Print the listing from its top line through the line containing "ax = fig.add_axes([0.0879, 0.0998, 0.8763, 0.8615])", nothing more, and leave out the pictures.

- Dataset section

— Begin —

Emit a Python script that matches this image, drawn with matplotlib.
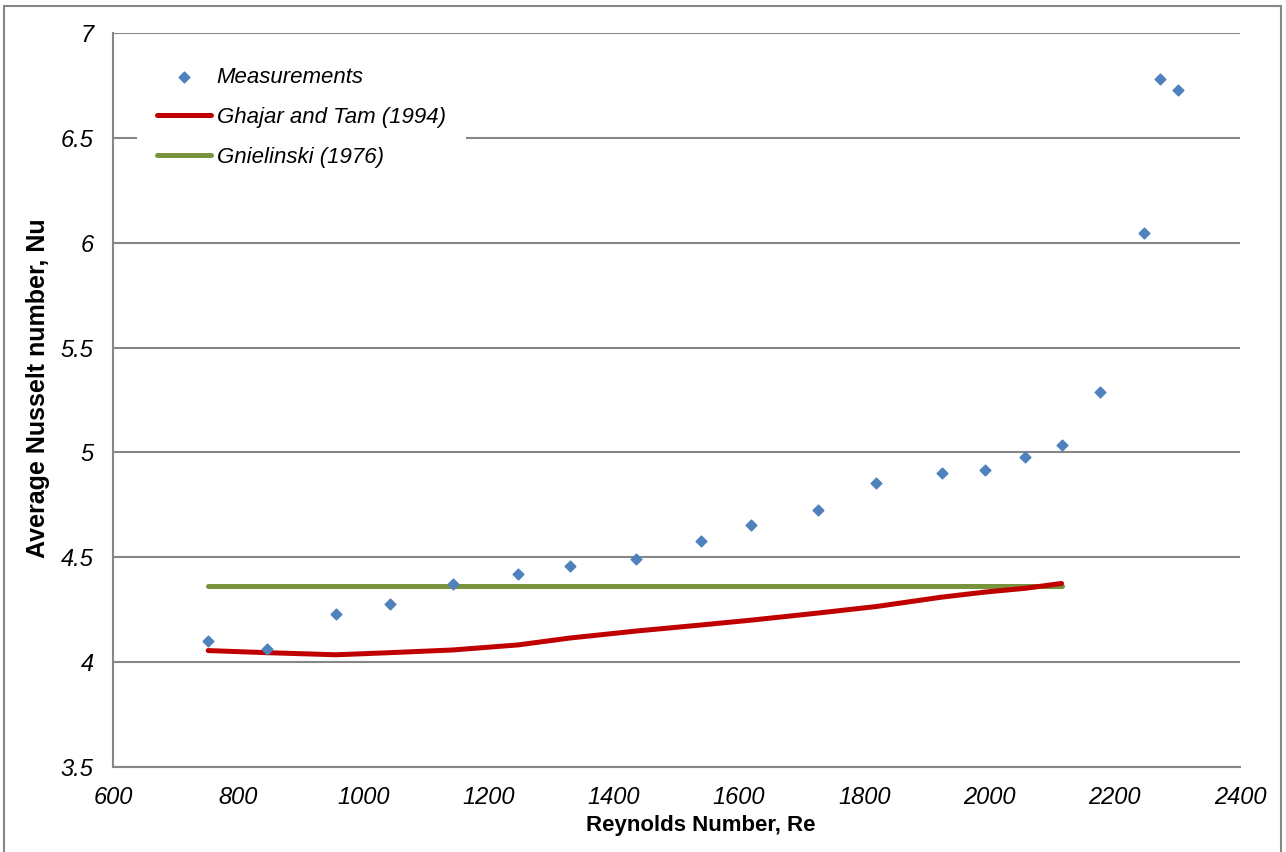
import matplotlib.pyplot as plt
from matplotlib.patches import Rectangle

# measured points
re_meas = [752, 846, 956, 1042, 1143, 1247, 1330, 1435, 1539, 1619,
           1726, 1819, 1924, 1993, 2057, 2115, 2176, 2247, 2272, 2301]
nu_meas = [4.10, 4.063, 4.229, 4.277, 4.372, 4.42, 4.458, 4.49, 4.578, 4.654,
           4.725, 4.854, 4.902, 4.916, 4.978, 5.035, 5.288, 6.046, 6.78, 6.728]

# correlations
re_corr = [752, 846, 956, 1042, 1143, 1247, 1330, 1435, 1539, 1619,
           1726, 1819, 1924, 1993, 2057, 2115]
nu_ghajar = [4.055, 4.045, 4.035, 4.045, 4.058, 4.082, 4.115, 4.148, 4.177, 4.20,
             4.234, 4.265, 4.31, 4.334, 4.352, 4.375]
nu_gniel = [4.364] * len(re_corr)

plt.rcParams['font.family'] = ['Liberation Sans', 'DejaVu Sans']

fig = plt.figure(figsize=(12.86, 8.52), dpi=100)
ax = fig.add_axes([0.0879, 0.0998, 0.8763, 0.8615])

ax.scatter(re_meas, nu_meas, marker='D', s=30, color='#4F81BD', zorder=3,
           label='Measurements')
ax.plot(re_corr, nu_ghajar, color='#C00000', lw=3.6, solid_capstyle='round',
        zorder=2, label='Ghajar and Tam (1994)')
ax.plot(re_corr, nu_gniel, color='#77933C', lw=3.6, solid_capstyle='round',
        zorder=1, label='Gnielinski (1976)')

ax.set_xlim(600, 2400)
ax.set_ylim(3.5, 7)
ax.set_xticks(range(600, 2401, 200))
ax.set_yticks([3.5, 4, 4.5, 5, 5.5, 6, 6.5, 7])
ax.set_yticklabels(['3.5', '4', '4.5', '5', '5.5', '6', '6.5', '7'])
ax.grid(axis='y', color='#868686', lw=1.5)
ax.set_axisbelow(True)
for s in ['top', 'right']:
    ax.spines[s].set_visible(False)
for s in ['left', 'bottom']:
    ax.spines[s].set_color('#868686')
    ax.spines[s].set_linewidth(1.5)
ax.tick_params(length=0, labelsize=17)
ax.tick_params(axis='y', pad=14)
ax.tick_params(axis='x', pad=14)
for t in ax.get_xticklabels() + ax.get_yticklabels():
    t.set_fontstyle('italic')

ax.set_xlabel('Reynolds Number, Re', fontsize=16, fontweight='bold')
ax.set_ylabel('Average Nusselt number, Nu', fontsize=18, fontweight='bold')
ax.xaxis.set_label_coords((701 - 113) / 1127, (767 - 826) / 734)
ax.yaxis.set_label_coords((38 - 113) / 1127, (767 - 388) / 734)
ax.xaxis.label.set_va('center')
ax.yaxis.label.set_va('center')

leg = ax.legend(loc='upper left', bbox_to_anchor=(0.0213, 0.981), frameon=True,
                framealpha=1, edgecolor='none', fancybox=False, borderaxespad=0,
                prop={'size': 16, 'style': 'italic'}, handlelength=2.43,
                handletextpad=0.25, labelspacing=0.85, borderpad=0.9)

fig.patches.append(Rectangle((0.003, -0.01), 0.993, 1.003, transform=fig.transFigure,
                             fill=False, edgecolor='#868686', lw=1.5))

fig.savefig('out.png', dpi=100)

— End —

- The output
Emit a Python script that matches this image, drawn with matplotlib.
import matplotlib.pyplot as plt
from matplotlib.patches import Rectangle

# measured points
re_meas = [752, 846, 956, 1042, 1143, 1247, 1330, 1435, 1539, 1619,
           1726, 1819, 1924, 1993, 2057, 2115, 2176, 2247, 2272, 2301]
nu_meas = [4.10, 4.063, 4.229, 4.277, 4.372, 4.42, 4.458, 4.49, 4.578, 4.654,
           4.725, 4.854, 4.902, 4.916, 4.978, 5.035, 5.288, 6.046, 6.78, 6.728]

# correlations
re_corr = [752, 846, 956, 1042, 1143, 1247, 1330, 1435, 1539, 1619,
           1726, 1819, 1924, 1993, 2057, 2115]
nu_ghajar = [4.055, 4.045, 4.035, 4.045, 4.058, 4.082, 4.115, 4.148, 4.177, 4.20,
             4.234, 4.265, 4.31, 4.334, 4.352, 4.375]
nu_gniel = [4.364] * len(re_corr)

plt.rcParams['font.family'] = ['Liberation Sans', 'DejaVu Sans']

fig = plt.figure(figsize=(12.86, 8.52), dpi=100)
ax = fig.add_axes([0.0879, 0.0998, 0.8763, 0.8615])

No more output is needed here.